#### [EXERCISE]
Write out the material exactly, with the pictures left out.

--

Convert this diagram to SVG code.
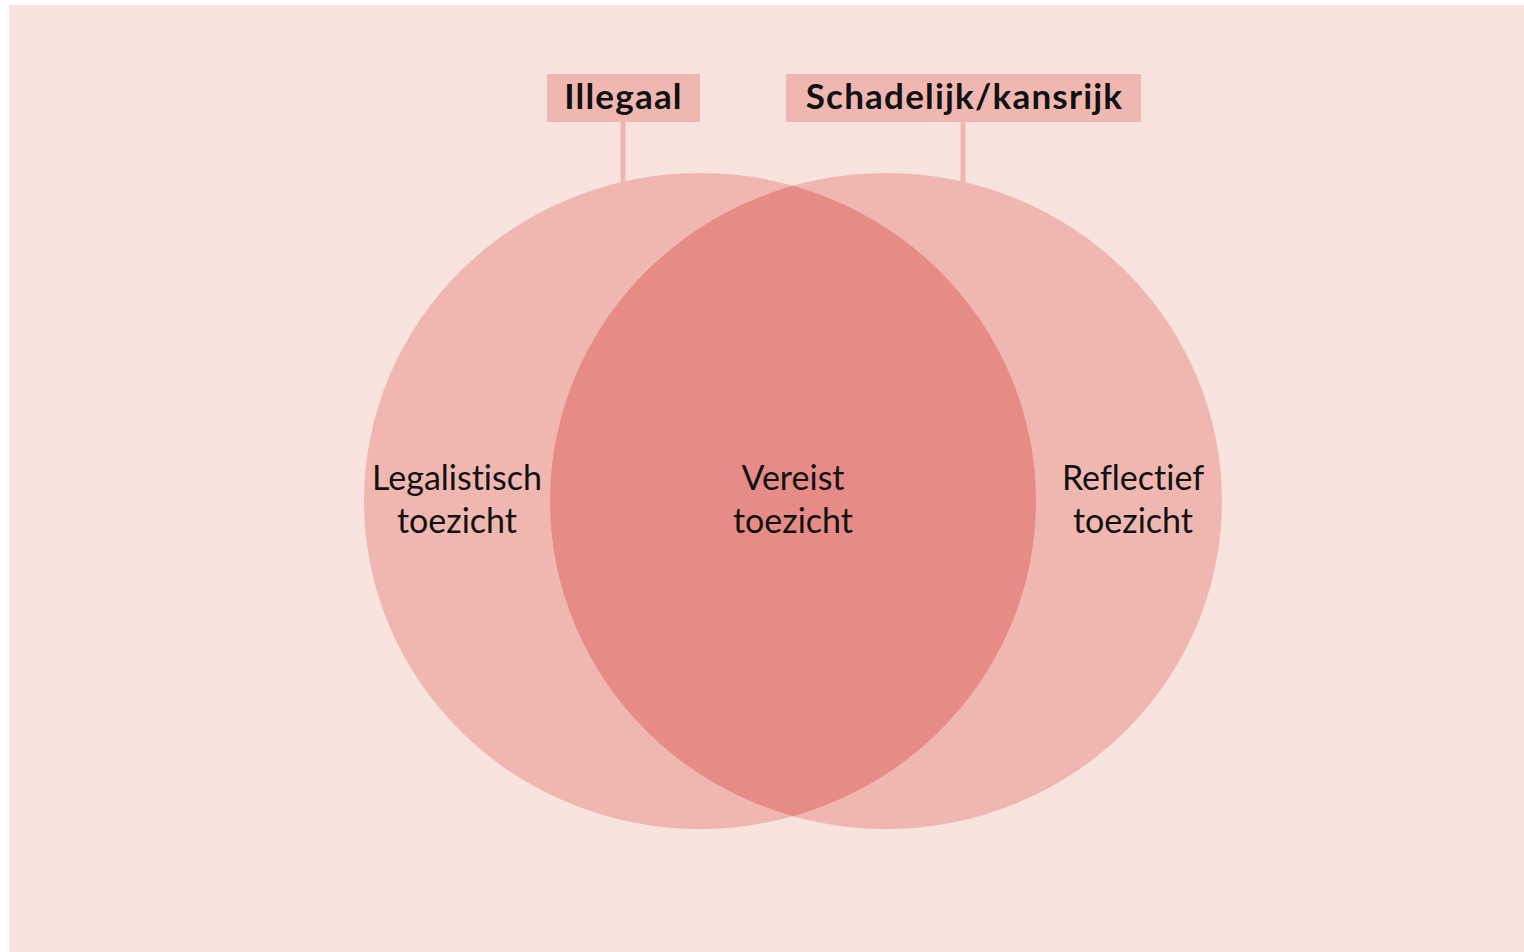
<svg xmlns="http://www.w3.org/2000/svg" width="1524" height="952" viewBox="0 0 1524 952">
  <style>
    .circle { fill: #F0B7B1; }
    .overlap { fill: #E68B86; }
    .label { fill: #F0B7B1; }
    .conn { stroke: #F0B7B1; stroke-width: 5; fill: none; }
    .t { font-family: "Lato", "Liberation Sans", sans-serif; font-size: 34px; fill: #111111; text-anchor: middle; font-variant-ligatures: none; font-feature-settings: "liga" 0, "clig" 0; }
    .b { font-family: "Lato", "Liberation Sans", sans-serif; font-size: 35px; font-weight: bold; letter-spacing: 1.2px; fill: #111111; text-anchor: middle; font-variant-ligatures: none; }
  </style>
  <defs>
    <clipPath id="clipRight">
      <ellipse cx="886" cy="501" rx="336" ry="328"/>
    </clipPath>
  </defs>
  <rect x="0" y="0" width="1524" height="952" fill="#FFFFFF"/>
  <rect x="9" y="5" width="1515" height="947" fill="#F8E3DF"/>
  <g id="connectors">
    <line class="conn" x1="623" y1="120" x2="623" y2="190"/>
    <line class="conn" x1="963" y1="120" x2="963" y2="190"/>
  </g>
  <g id="legalistisch">
    <ellipse class="circle" cx="700" cy="501" rx="336" ry="328"/>
    <text class="t" x="457" y="490">Legalistisch</text>
    <text class="t" x="457" y="533">toezicht</text>
  </g>
  <g id="reflectief">
    <ellipse class="circle" cx="886" cy="501" rx="336" ry="328"/>
    <text class="t" x="1133" y="490">Reflectief</text>
    <text class="t" x="1133" y="533">toezicht</text>
  </g>
  <g id="vereist">
    <ellipse class="overlap" cx="700" cy="501" rx="336" ry="328" clip-path="url(#clipRight)"/>
    <text class="t" x="793" y="490">Vereist</text>
    <text class="t" x="793" y="533">toezicht</text>
  </g>
  <g id="illegaal">
    <rect class="label" x="547" y="74" width="153" height="48"/>
    <text class="b" x="623.5" y="109">Illegaal</text>
  </g>
  <g id="schadelijk">
    <rect class="label" x="786" y="74" width="355" height="48"/>
    <text class="b" x="964.5" y="109">Schadelijk/kansrijk</text>
  </g>
</svg>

--

#### [ANSWER TO THE PROBLEM]
Convert this diagram to SVG code.
<svg xmlns="http://www.w3.org/2000/svg" width="1524" height="952" viewBox="0 0 1524 952">
  <style>
    .circle { fill: #F0B7B1; }
    .overlap { fill: #E68B86; }
    .label { fill: #F0B7B1; }
    .conn { stroke: #F0B7B1; stroke-width: 5; fill: none; }
    .t { font-family: "Lato", "Liberation Sans", sans-serif; font-size: 34px; fill: #111111; text-anchor: middle; font-variant-ligatures: none; font-feature-settings: "liga" 0, "clig" 0; }
    .b { font-family: "Lato", "Liberation Sans", sans-serif; font-size: 35px; font-weight: bold; letter-spacing: 1.2px; fill: #111111; text-anchor: middle; font-variant-ligatures: none; }
  </style>
  <defs>
    <clipPath id="clipRight">
      <ellipse cx="886" cy="501" rx="336" ry="328"/>
    </clipPath>
  </defs>
  <rect x="0" y="0" width="1524" height="952" fill="#FFFFFF"/>
  <rect x="9" y="5" width="1515" height="947" fill="#F8E3DF"/>
  <g id="connectors">
    <line class="conn" x1="623" y1="120" x2="623" y2="190"/>
    <line class="conn" x1="963" y1="120" x2="963" y2="190"/>
  </g>
  <g id="legalistisch">
    <ellipse class="circle" cx="700" cy="501" rx="336" ry="328"/>
    <text class="t" x="457" y="490">Legalistisch</text>
    <text class="t" x="457" y="533">toezicht</text>
  </g>
  <g id="reflectief">
    <ellipse class="circle" cx="886" cy="501" rx="336" ry="328"/>
    <text class="t" x="1133" y="490">Reflectief</text>
    <text class="t" x="1133" y="533">toezicht</text>
  </g>
  <g id="vereist">
    <ellipse class="overlap" cx="700" cy="501" rx="336" ry="328" clip-path="url(#clipRight)"/>
    <text class="t" x="793" y="490">Vereist</text>
    <text class="t" x="793" y="533">toezicht</text>
  </g>
  <g id="illegaal">
    <rect class="label" x="547" y="74" width="153" height="48"/>
    <text class="b" x="623.5" y="109">Illegaal</text>
  </g>
  <g id="schadelijk">
    <rect class="label" x="786" y="74" width="355" height="48"/>
    <text class="b" x="964.5" y="109">Schadelijk/kansrijk</text>
  </g>
</svg>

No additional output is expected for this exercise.